What you are asked to do: Extract everything from the first line through the line with "ax = fig.add_axes([11", both ends included, except for any pictures.

Data section:
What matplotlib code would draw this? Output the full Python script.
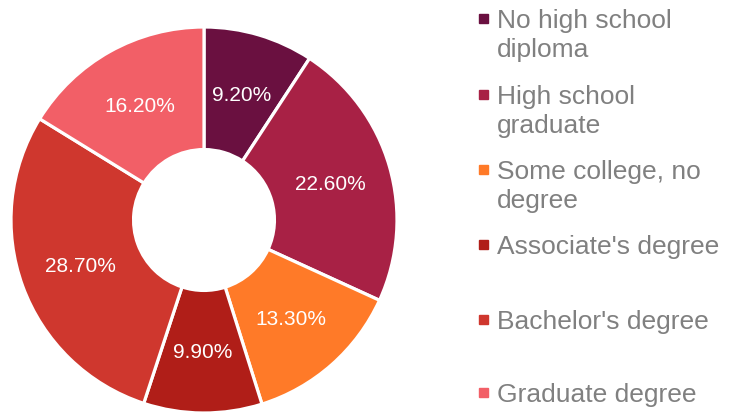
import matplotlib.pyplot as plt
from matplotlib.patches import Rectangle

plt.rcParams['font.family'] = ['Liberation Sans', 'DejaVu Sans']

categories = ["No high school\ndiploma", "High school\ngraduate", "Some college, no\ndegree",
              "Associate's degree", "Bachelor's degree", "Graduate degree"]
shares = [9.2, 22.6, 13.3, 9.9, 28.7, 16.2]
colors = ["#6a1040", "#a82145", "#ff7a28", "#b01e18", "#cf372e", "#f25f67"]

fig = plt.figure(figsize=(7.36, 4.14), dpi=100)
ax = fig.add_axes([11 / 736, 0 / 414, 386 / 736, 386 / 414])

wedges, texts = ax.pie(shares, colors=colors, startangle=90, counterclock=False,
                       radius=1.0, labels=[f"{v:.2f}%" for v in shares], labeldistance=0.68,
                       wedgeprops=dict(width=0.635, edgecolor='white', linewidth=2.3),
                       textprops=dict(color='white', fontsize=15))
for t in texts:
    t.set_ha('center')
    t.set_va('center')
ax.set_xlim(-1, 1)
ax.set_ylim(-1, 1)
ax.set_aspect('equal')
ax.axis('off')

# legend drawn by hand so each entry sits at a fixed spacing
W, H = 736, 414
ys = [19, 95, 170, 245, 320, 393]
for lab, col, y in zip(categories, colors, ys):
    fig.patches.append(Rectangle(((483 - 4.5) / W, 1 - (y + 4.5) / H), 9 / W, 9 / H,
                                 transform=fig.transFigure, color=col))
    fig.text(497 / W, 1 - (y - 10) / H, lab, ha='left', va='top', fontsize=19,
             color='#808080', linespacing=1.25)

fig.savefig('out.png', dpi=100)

Finished exercise:
What matplotlib code would draw this? Output the full Python script.
import matplotlib.pyplot as plt
from matplotlib.patches import Rectangle

plt.rcParams['font.family'] = ['Liberation Sans', 'DejaVu Sans']

categories = ["No high school\ndiploma", "High school\ngraduate", "Some college, no\ndegree",
              "Associate's degree", "Bachelor's degree", "Graduate degree"]
shares = [9.2, 22.6, 13.3, 9.9, 28.7, 16.2]
colors = ["#6a1040", "#a82145", "#ff7a28", "#b01e18", "#cf372e", "#f25f67"]

fig = plt.figure(figsize=(7.36, 4.14), dpi=100)
ax = fig.add_axes([11 / 736, 0 / 414, 386 / 736, 386 / 414])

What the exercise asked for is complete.